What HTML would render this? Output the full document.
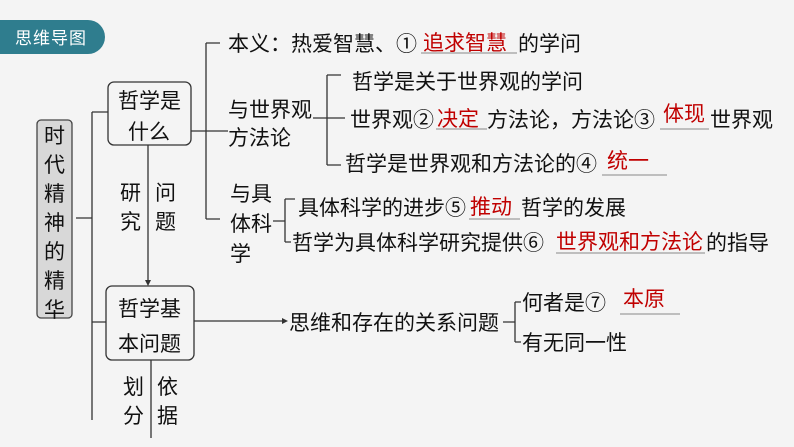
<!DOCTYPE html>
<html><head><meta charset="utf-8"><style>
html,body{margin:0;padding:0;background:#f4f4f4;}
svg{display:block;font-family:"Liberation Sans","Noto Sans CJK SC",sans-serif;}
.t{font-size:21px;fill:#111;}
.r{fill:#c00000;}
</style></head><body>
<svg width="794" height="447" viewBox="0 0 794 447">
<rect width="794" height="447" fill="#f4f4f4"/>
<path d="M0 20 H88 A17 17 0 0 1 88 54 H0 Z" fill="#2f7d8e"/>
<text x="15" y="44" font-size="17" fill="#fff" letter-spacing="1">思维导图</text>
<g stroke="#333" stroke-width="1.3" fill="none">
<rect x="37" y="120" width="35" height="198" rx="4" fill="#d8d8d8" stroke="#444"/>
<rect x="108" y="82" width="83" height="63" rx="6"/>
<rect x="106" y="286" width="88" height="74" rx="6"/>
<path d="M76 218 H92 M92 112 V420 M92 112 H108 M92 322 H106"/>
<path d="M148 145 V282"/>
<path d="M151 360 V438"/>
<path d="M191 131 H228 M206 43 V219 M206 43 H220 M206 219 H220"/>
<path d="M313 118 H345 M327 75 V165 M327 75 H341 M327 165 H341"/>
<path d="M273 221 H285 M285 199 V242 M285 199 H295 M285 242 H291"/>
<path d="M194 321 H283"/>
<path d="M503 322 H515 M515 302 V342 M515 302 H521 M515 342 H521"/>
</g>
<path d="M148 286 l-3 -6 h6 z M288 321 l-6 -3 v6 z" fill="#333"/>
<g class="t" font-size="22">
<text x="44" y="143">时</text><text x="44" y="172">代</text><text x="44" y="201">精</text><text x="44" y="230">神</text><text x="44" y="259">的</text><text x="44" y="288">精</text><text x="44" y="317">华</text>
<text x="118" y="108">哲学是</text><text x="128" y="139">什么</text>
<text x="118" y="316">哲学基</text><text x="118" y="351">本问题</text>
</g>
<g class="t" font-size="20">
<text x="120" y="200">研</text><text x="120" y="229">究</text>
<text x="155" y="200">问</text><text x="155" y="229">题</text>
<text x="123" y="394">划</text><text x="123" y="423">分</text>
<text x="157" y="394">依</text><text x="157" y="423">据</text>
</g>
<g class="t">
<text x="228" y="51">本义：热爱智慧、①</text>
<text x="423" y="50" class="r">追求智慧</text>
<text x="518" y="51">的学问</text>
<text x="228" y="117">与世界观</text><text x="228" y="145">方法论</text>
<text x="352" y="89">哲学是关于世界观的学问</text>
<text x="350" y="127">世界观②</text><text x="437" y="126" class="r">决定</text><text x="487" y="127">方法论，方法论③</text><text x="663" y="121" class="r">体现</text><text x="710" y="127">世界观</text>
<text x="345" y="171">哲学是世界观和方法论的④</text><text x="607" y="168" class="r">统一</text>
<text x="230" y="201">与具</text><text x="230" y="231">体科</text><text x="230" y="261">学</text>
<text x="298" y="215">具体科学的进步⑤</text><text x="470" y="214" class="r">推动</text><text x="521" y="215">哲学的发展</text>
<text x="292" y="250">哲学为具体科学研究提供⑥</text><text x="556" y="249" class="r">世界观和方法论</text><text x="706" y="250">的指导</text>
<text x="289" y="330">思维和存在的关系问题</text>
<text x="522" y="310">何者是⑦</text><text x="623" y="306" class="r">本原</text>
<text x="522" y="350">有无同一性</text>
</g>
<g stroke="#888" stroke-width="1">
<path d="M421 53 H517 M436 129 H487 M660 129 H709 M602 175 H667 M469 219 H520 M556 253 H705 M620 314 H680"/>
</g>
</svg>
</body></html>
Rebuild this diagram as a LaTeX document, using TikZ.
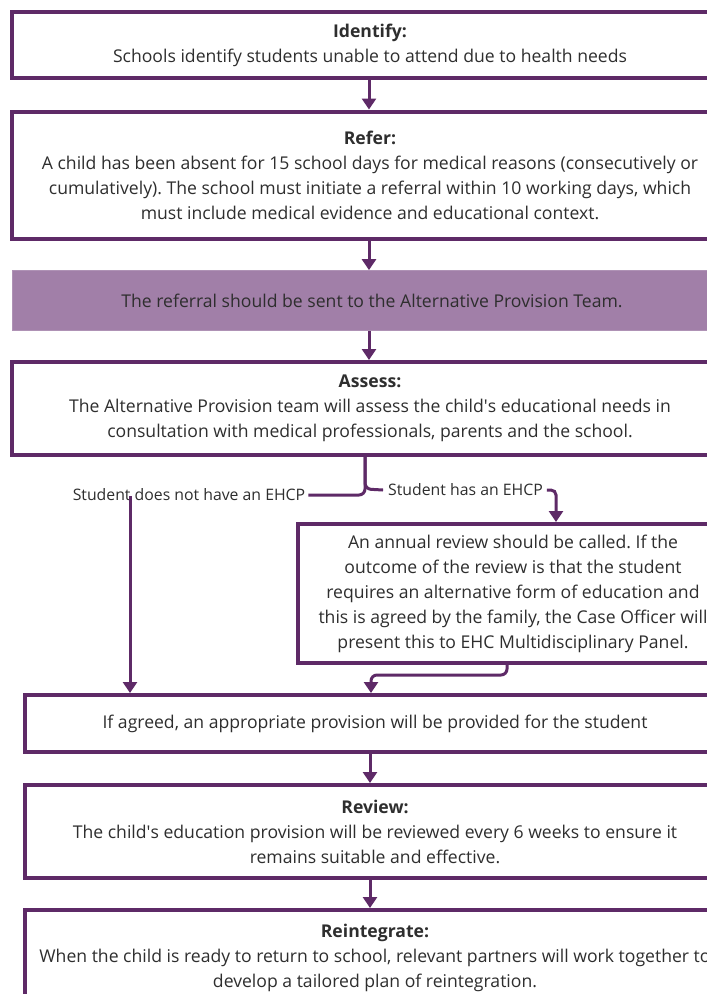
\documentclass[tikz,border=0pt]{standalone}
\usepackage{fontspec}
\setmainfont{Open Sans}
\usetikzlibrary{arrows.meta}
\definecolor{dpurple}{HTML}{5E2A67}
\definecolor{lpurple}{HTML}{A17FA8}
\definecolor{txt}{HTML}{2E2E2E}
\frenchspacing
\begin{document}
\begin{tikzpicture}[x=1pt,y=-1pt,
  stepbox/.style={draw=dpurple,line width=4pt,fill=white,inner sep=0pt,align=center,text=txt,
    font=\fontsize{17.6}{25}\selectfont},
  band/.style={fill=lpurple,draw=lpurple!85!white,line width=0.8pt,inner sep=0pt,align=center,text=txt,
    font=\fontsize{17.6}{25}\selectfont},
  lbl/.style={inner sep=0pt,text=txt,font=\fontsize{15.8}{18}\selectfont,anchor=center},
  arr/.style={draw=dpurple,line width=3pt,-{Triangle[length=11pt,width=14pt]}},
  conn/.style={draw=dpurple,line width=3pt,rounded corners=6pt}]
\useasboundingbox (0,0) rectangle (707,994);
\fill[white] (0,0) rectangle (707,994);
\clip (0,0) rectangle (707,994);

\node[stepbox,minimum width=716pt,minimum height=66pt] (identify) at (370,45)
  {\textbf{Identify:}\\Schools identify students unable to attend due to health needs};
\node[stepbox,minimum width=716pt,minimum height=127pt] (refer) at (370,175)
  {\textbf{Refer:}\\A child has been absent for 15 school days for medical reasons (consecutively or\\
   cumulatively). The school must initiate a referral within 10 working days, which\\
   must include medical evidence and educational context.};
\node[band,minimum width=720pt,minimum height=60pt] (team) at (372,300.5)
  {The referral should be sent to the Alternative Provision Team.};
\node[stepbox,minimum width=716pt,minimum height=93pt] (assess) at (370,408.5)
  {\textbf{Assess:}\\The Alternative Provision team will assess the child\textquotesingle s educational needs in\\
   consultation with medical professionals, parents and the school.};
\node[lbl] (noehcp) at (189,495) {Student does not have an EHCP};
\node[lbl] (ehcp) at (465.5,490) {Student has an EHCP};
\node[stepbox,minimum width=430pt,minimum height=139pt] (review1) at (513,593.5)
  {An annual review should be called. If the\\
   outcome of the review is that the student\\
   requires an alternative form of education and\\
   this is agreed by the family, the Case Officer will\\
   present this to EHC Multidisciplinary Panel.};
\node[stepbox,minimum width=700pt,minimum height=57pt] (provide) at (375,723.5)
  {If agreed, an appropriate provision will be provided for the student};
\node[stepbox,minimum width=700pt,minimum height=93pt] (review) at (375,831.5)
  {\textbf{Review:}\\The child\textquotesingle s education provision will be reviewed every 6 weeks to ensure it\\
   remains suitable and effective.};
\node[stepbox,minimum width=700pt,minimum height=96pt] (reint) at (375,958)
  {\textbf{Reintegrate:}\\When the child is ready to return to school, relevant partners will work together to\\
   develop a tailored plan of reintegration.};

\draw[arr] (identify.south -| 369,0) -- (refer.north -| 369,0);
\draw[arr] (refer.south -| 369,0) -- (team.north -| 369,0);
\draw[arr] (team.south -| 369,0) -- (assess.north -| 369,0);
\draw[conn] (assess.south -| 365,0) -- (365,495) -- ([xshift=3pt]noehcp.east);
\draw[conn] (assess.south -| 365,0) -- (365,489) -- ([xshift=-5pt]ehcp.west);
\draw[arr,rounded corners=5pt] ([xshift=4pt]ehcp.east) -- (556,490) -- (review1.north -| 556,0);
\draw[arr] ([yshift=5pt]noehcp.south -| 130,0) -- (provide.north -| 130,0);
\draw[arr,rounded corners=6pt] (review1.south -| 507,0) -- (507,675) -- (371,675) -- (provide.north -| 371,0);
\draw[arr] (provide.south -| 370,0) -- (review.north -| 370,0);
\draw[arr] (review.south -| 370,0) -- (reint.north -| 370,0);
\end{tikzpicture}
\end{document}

━━━━━━━━━━━━━━━━━━━━━━━━━━━━━━

> Exercise description
Without the pictures, restate each entry exactly.

> Exercise response
What HTML would render this? Output the full document.
<!DOCTYPE html>
<html><head><meta charset="utf-8"><style>
html,body{margin:0;padding:0;background:#f4f4f4;}
svg{display:block;font-family:"Liberation Sans","Noto Sans CJK SC",sans-serif;}
.t{font-size:21px;fill:#111;}
.r{fill:#c00000;}
</style></head><body>
<svg width="794" height="447" viewBox="0 0 794 447">
<rect width="794" height="447" fill="#f4f4f4"/>
<path d="M0 20 H88 A17 17 0 0 1 88 54 H0 Z" fill="#2f7d8e"/>
<text x="15" y="44" font-size="17" fill="#fff" letter-spacing="1">思维导图</text>
<g stroke="#333" stroke-width="1.3" fill="none">
<rect x="37" y="120" width="35" height="198" rx="4" fill="#d8d8d8" stroke="#444"/>
<rect x="108" y="82" width="83" height="63" rx="6"/>
<rect x="106" y="286" width="88" height="74" rx="6"/>
<path d="M76 218 H92 M92 112 V420 M92 112 H108 M92 322 H106"/>
<path d="M148 145 V282"/>
<path d="M151 360 V438"/>
<path d="M191 131 H228 M206 43 V219 M206 43 H220 M206 219 H220"/>
<path d="M313 118 H345 M327 75 V165 M327 75 H341 M327 165 H341"/>
<path d="M273 221 H285 M285 199 V242 M285 199 H295 M285 242 H291"/>
<path d="M194 321 H283"/>
<path d="M503 322 H515 M515 302 V342 M515 302 H521 M515 342 H521"/>
</g>
<path d="M148 286 l-3 -6 h6 z M288 321 l-6 -3 v6 z" fill="#333"/>
<g class="t" font-size="22">
<text x="44" y="143">时</text><text x="44" y="172">代</text><text x="44" y="201">精</text><text x="44" y="230">神</text><text x="44" y="259">的</text><text x="44" y="288">精</text><text x="44" y="317">华</text>
<text x="118" y="108">哲学是</text><text x="128" y="139">什么</text>
<text x="118" y="316">哲学基</text><text x="118" y="351">本问题</text>
</g>
<g class="t" font-size="20">
<text x="120" y="200">研</text><text x="120" y="229">究</text>
<text x="155" y="200">问</text><text x="155" y="229">题</text>
<text x="123" y="394">划</text><text x="123" y="423">分</text>
<text x="157" y="394">依</text><text x="157" y="423">据</text>
</g>
<g class="t">
<text x="228" y="51">本义：热爱智慧、①</text>
<text x="423" y="50" class="r">追求智慧</text>
<text x="518" y="51">的学问</text>
<text x="228" y="117">与世界观</text><text x="228" y="145">方法论</text>
<text x="352" y="89">哲学是关于世界观的学问</text>
<text x="350" y="127">世界观②</text><text x="437" y="126" class="r">决定</text><text x="487" y="127">方法论，方法论③</text><text x="663" y="121" class="r">体现</text><text x="710" y="127">世界观</text>
<text x="345" y="171">哲学是世界观和方法论的④</text><text x="607" y="168" class="r">统一</text>
<text x="230" y="201">与具</text><text x="230" y="231">体科</text><text x="230" y="261">学</text>
<text x="298" y="215">具体科学的进步⑤</text><text x="470" y="214" class="r">推动</text><text x="521" y="215">哲学的发展</text>
<text x="292" y="250">哲学为具体科学研究提供⑥</text><text x="556" y="249" class="r">世界观和方法论</text><text x="706" y="250">的指导</text>
<text x="289" y="330">思维和存在的关系问题</text>
<text x="522" y="310">何者是⑦</text><text x="623" y="306" class="r">本原</text>
<text x="522" y="350">有无同一性</text>
</g>
<g stroke="#888" stroke-width="1">
<path d="M421 53 H517 M436 129 H487 M660 129 H709 M602 175 H667 M469 219 H520 M556 253 H705 M620 314 H680"/>
</g>
</svg>
</body></html>
Rebuild this diagram as a LaTeX document, using TikZ.
\documentclass[tikz,border=0pt]{standalone}
\usepackage{fontspec}
\setmainfont{Open Sans}
\usetikzlibrary{arrows.meta}
\definecolor{dpurple}{HTML}{5E2A67}
\definecolor{lpurple}{HTML}{A17FA8}
\definecolor{txt}{HTML}{2E2E2E}
\frenchspacing
\begin{document}
\begin{tikzpicture}[x=1pt,y=-1pt,
  stepbox/.style={draw=dpurple,line width=4pt,fill=white,inner sep=0pt,align=center,text=txt,
    font=\fontsize{17.6}{25}\selectfont},
  band/.style={fill=lpurple,draw=lpurple!85!white,line width=0.8pt,inner sep=0pt,align=center,text=txt,
    font=\fontsize{17.6}{25}\selectfont},
  lbl/.style={inner sep=0pt,text=txt,font=\fontsize{15.8}{18}\selectfont,anchor=center},
  arr/.style={draw=dpurple,line width=3pt,-{Triangle[length=11pt,width=14pt]}},
  conn/.style={draw=dpurple,line width=3pt,rounded corners=6pt}]
\useasboundingbox (0,0) rectangle (707,994);
\fill[white] (0,0) rectangle (707,994);
\clip (0,0) rectangle (707,994);

\node[stepbox,minimum width=716pt,minimum height=66pt] (identify) at (370,45)
  {\textbf{Identify:}\\Schools identify students unable to attend due to health needs};
\node[stepbox,minimum width=716pt,minimum height=127pt] (refer) at (370,175)
  {\textbf{Refer:}\\A child has been absent for 15 school days for medical reasons (consecutively or\\
   cumulatively). The school must initiate a referral within 10 working days, which\\
   must include medical evidence and educational context.};
\node[band,minimum width=720pt,minimum height=60pt] (team) at (372,300.5)
  {The referral should be sent to the Alternative Provision Team.};
\node[stepbox,minimum width=716pt,minimum height=93pt] (assess) at (370,408.5)
  {\textbf{Assess:}\\The Alternative Provision team will assess the child\textquotesingle s educational needs in\\
   consultation with medical professionals, parents and the school.};
\node[lbl] (noehcp) at (189,495) {Student does not have an EHCP};
\node[lbl] (ehcp) at (465.5,490) {Student has an EHCP};
\node[stepbox,minimum width=430pt,minimum height=139pt] (review1) at (513,593.5)
  {An annual review should be called. If the\\
   outcome of the review is that the student\\
   requires an alternative form of education and\\
   this is agreed by the family, the Case Officer will\\
   present this to EHC Multidisciplinary Panel.};
\node[stepbox,minimum width=700pt,minimum height=57pt] (provide) at (375,723.5)
  {If agreed, an appropriate provision will be provided for the student};
\node[stepbox,minimum width=700pt,minimum height=93pt] (review) at (375,831.5)
  {\textbf{Review:}\\The child\textquotesingle s education provision will be reviewed every 6 weeks to ensure it\\
   remains suitable and effective.};
\node[stepbox,minimum width=700pt,minimum height=96pt] (reint) at (375,958)
  {\textbf{Reintegrate:}\\When the child is ready to return to school, relevant partners will work together to\\
   develop a tailored plan of reintegration.};

\draw[arr] (identify.south -| 369,0) -- (refer.north -| 369,0);
\draw[arr] (refer.south -| 369,0) -- (team.north -| 369,0);
\draw[arr] (team.south -| 369,0) -- (assess.north -| 369,0);
\draw[conn] (assess.south -| 365,0) -- (365,495) -- ([xshift=3pt]noehcp.east);
\draw[conn] (assess.south -| 365,0) -- (365,489) -- ([xshift=-5pt]ehcp.west);
\draw[arr,rounded corners=5pt] ([xshift=4pt]ehcp.east) -- (556,490) -- (review1.north -| 556,0);
\draw[arr] ([yshift=5pt]noehcp.south -| 130,0) -- (provide.north -| 130,0);
\draw[arr,rounded corners=6pt] (review1.south -| 507,0) -- (507,675) -- (371,675) -- (provide.north -| 371,0);
\draw[arr] (provide.south -| 370,0) -- (review.north -| 370,0);
\draw[arr] (review.south -| 370,0) -- (reint.north -| 370,0);
\end{tikzpicture}
\end{document}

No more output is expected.